§ The task
Copy exactly the lines from the start of the material through the line with "color='#ff0000', label='Nepoznato', zorder=3)". Pictures stay out of the copy.

§ Data block
-- begin --

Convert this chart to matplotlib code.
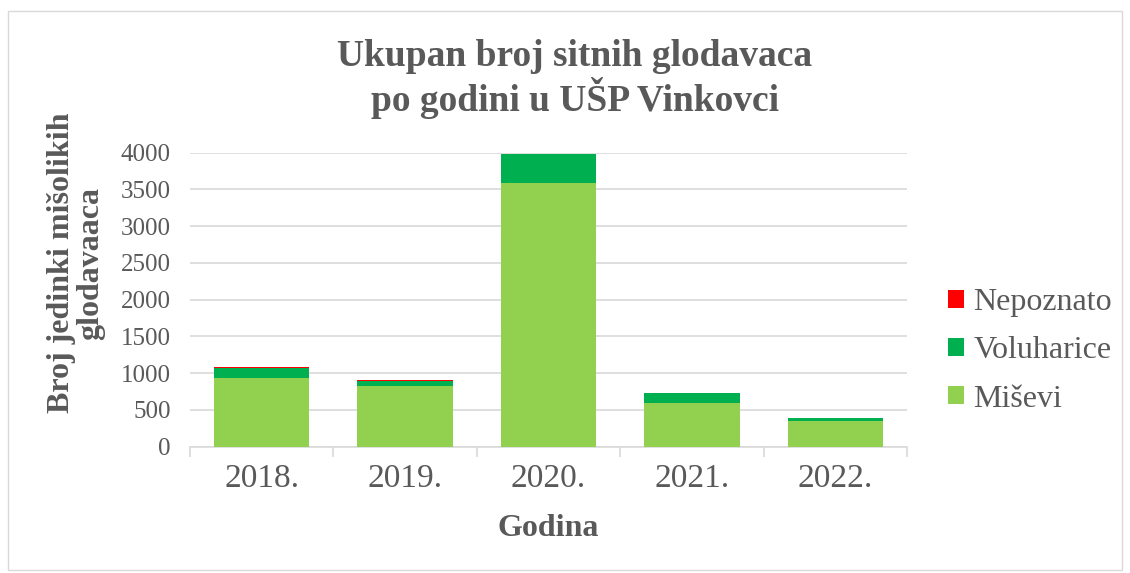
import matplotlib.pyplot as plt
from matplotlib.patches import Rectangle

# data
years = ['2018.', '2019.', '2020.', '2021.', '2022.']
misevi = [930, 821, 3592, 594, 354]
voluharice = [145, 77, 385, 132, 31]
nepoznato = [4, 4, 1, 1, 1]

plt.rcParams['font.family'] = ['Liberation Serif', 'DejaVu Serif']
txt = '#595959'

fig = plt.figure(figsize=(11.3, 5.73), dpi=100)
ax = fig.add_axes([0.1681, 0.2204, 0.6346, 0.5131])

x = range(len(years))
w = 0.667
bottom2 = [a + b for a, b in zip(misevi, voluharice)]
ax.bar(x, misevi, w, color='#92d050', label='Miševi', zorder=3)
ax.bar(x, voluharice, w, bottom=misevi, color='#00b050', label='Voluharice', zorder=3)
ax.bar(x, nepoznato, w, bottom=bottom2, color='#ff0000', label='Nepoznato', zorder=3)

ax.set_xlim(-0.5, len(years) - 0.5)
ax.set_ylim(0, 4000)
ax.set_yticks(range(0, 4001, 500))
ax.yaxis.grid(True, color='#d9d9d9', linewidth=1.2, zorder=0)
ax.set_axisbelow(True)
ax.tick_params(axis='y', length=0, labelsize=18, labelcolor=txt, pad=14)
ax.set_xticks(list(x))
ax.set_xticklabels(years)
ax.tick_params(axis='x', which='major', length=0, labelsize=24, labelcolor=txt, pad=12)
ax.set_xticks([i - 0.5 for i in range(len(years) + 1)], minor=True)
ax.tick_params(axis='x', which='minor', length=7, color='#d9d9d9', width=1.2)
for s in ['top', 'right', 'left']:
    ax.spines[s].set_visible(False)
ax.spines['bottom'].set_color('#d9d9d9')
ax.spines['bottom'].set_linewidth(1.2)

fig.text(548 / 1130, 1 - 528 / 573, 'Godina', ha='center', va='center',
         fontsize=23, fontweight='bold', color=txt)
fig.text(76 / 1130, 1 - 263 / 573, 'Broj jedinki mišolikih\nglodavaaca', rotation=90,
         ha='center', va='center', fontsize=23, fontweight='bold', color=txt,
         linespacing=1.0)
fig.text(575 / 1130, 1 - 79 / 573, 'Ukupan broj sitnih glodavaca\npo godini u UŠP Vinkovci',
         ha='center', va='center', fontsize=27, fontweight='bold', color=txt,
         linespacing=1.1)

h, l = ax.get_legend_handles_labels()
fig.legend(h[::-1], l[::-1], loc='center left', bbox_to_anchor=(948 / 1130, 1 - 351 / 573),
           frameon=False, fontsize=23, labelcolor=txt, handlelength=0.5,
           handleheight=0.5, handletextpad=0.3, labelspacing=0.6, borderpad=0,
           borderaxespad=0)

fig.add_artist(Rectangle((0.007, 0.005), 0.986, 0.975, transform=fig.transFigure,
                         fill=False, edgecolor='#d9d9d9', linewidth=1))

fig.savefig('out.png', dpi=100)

-- end --

§ Output below
Convert this chart to matplotlib code.
import matplotlib.pyplot as plt
from matplotlib.patches import Rectangle

# data
years = ['2018.', '2019.', '2020.', '2021.', '2022.']
misevi = [930, 821, 3592, 594, 354]
voluharice = [145, 77, 385, 132, 31]
nepoznato = [4, 4, 1, 1, 1]

plt.rcParams['font.family'] = ['Liberation Serif', 'DejaVu Serif']
txt = '#595959'

fig = plt.figure(figsize=(11.3, 5.73), dpi=100)
ax = fig.add_axes([0.1681, 0.2204, 0.6346, 0.5131])

x = range(len(years))
w = 0.667
bottom2 = [a + b for a, b in zip(misevi, voluharice)]
ax.bar(x, misevi, w, color='#92d050', label='Miševi', zorder=3)
ax.bar(x, voluharice, w, bottom=misevi, color='#00b050', label='Voluharice', zorder=3)
ax.bar(x, nepoznato, w, bottom=bottom2, color='#ff0000', label='Nepoznato', zorder=3)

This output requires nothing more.